En dos días, se dará lustre a las lápidas y los cementerios se llenarán de historias y de flores como cada primero de noviembre. Es curioso que sea el calendario el que venga a sacarnos de la rutina para marcar la fecha de los recuerdos si, a la memoria, no es preciso señalarle los días festivos: los difuntos aparecen por azar y de improviso en un aroma, en un gesto o en una frase que era suya y que dejaron en herencia a los demás. Pero la muerte guarda sus propias liturgias, y algunas van cambiando.
A un amigo mío le subleva que, para dolerse de que alguien se haya muerto, se suban a las redes sociales fotos con el difunto. No le enfada que sean fotos del difunto, sino que aparezca el difunto junto a la persona que le llora. Así sucede, por ejemplo, al morir una persona conocida, cuando muchos corren a publicar imágenes del día en que le pidieron una foto y posaron juntos. Entonces, dice mi amigo, no se sabe bien qué se pretende: si lamentar la pérdida del otro o presumir de uno mismo. Es una confusión propia de la época, por la que se distingue antes el afán de protagonismo que al auténtico protagonista.
Existe otra costumbre que extraña a mi amigo: que la gente le hable a los difuntos como si todavía vivieran. Que les hablen al aire o a las fotos enmarcadas por si pudieran oírles. Él cree que eso es una pérdida de tiempo y que lleva a la melancolía; pero a mí me parece lo más corriente porque, en general, cuando hablamos a los demás, vivos o muertos, nos estamos hablando a nosotros mismos. Es más, casi siempre nos hablamos a nosotros mismos, sólo que a veces lo hacemos en voz alta y mirando a otras personas.
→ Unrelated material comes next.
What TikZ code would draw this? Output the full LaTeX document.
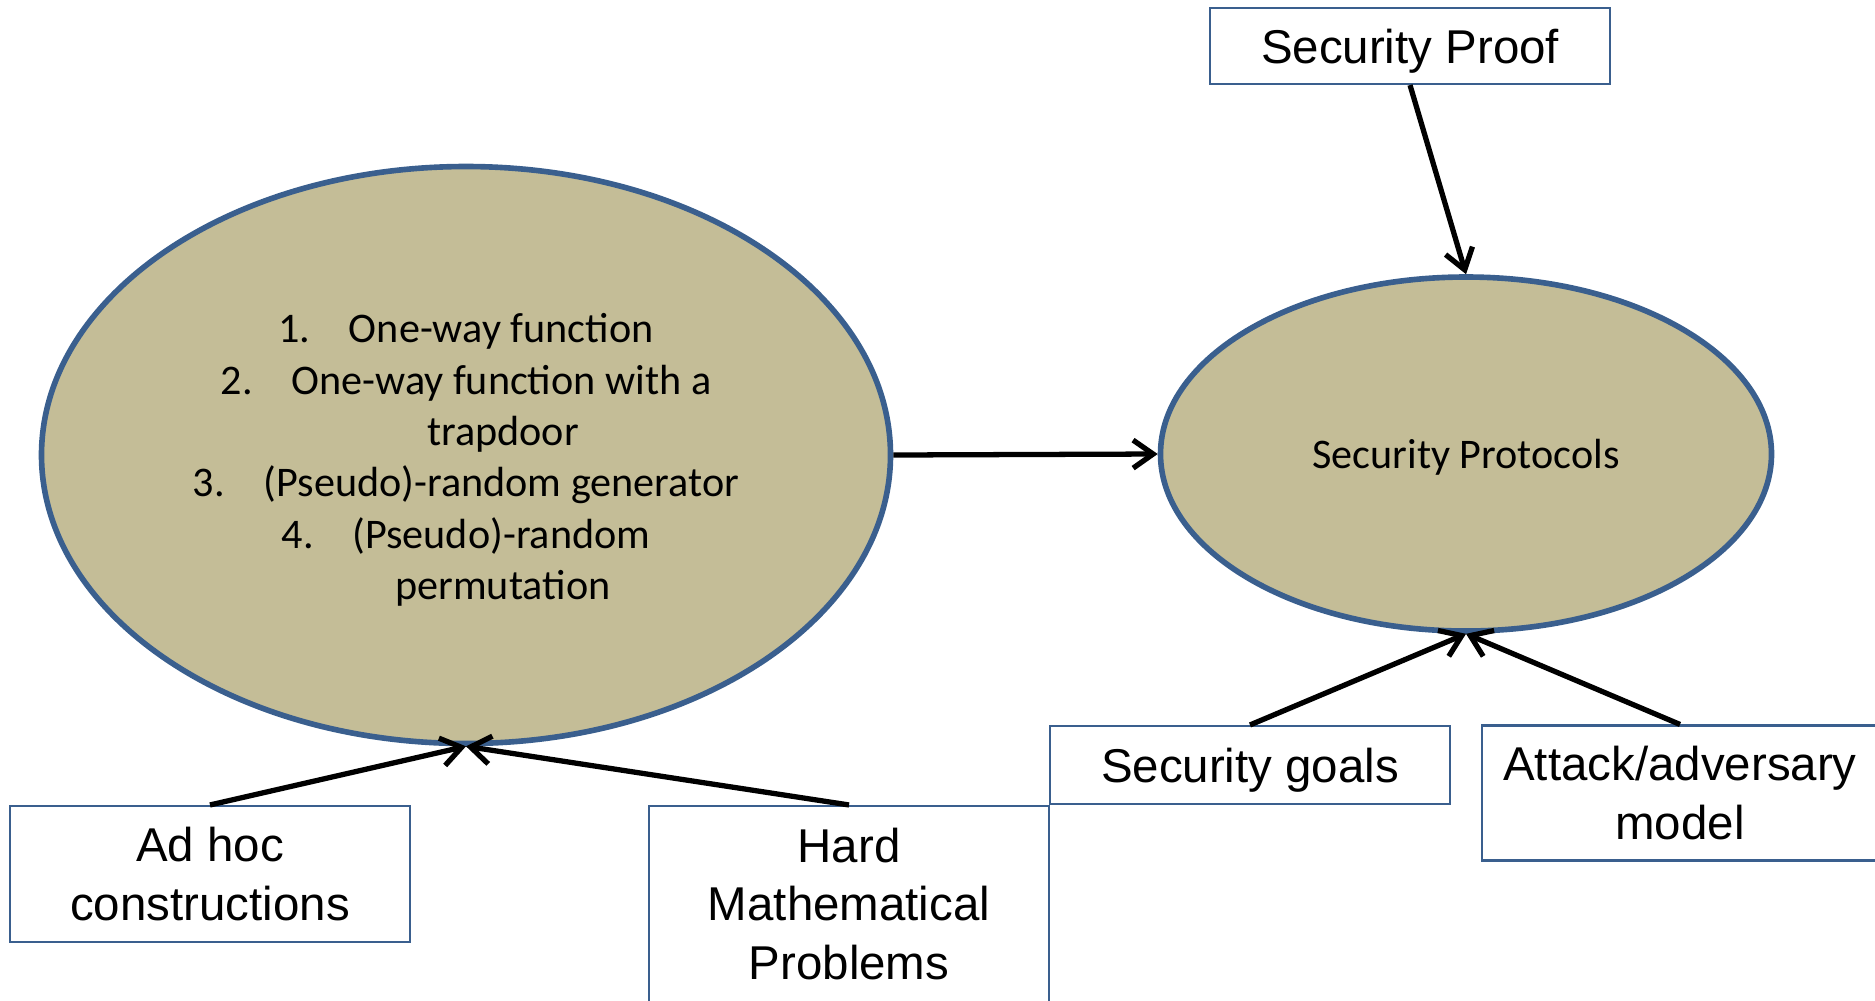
\documentclass[tikz,border=0pt]{standalone}
\usepackage{fontspec}
\setmainfont{Liberation Sans}
\newfontfamily\calib{Carlito}
\usetikzlibrary{shapes.geometric,arrows.meta}
\definecolor{ovalfill}{HTML}{C4BD97}
\definecolor{ovalline}{HTML}{3A5F8E}
\begin{document}
\begin{tikzpicture}[x=0.1mm,y=-0.1mm,
  oval/.style={ellipse, draw=ovalline, line width=1.6pt, fill=ovalfill, inner sep=0pt,
    font=\calib\fontsize{12}{14.6}\selectfont, align=center},
  tbox/.style={draw=ovalline, line width=0.6pt, inner sep=0pt,
    font=\fontsize{13.5}{16.7}\selectfont, align=center},
  conn/.style={line width=1.5pt, -{Straight Barb[length=2mm,width=2.8mm,line width=1.5pt]}}]
\useasboundingbox (0,0) rectangle (1875,1000);
\node[oval, minimum width=84.9mm, minimum height=57.7mm] (big) at (466,455) {};
\node[font=\calib\fontsize{12}{14.6}\selectfont, align=center] (list) at (466,460)
  {1.\hspace{11pt}One-way function\\
   2.\hspace{11pt}One-way function with a\\
   \hspace*{21pt}trapdoor\\
   3.\hspace{11pt}(Pseudo)-random generator\\
   4.\hspace{11pt}(Pseudo)-random\\
   \hspace*{21pt}permutation};
\node[oval, minimum width=61.1mm, minimum height=35.4mm, text depth=0pt] (prot) at (1466,454) {Security Protocols};
\node[tbox, minimum width=40mm, minimum height=7.6mm, text depth=0pt] (proof) at (1410,46) {Security Proof};
\node[tbox, minimum width=40mm, minimum height=7.8mm, text depth=-0.4pt] (goals) at (1250,765) {Security goals};
\node[tbox, minimum width=39.6mm, minimum height=13.5mm] (attack) at (1680,793) {Attack/adversary\\model};
\node[tbox, minimum width=40mm, minimum height=13.6mm] (adhoc) at (210,874) {Ad hoc\\constructions};
\node[tbox, minimum width=40mm, minimum height=19.6mm] (hard) at (849,904) {Hard\\Mathematical\\Problems};
\draw[conn] (big.east) -- (prot.west);
\draw[conn] (proof.south) -- (prot.north);
\draw[conn] (goals.north) -- (prot.south);
\draw[conn] (attack.north) -- (prot.south);
\draw[conn] (adhoc.north) -- (big.south);
\draw[conn] (hard.north) -- (big.south);
\end{tikzpicture}
\end{document}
Hace unos días, una librera tuvo el detalle de regalarme el libro Julio Cortázar y Cris, que Cristina Peri Rossi le dedicó al escritor argentino. Me acordé de mi amigo porque Peri Rossi le habla a Cortázar después de muerto y, de hecho, el libro comienza con el día del entierro en París. Ella le cuenta lo que hace sin él y lo que habría querido que hicieran juntos, de manera que Peri Rossi se dirige en voz alta y por escrito a un amigo que no está. No tiene ningún sentido y, a la vez, resulta la única opción razonable. Porque algunas cosas hay que seguirlas diciendo hasta el final y, por supuesto, más allá de la muerte.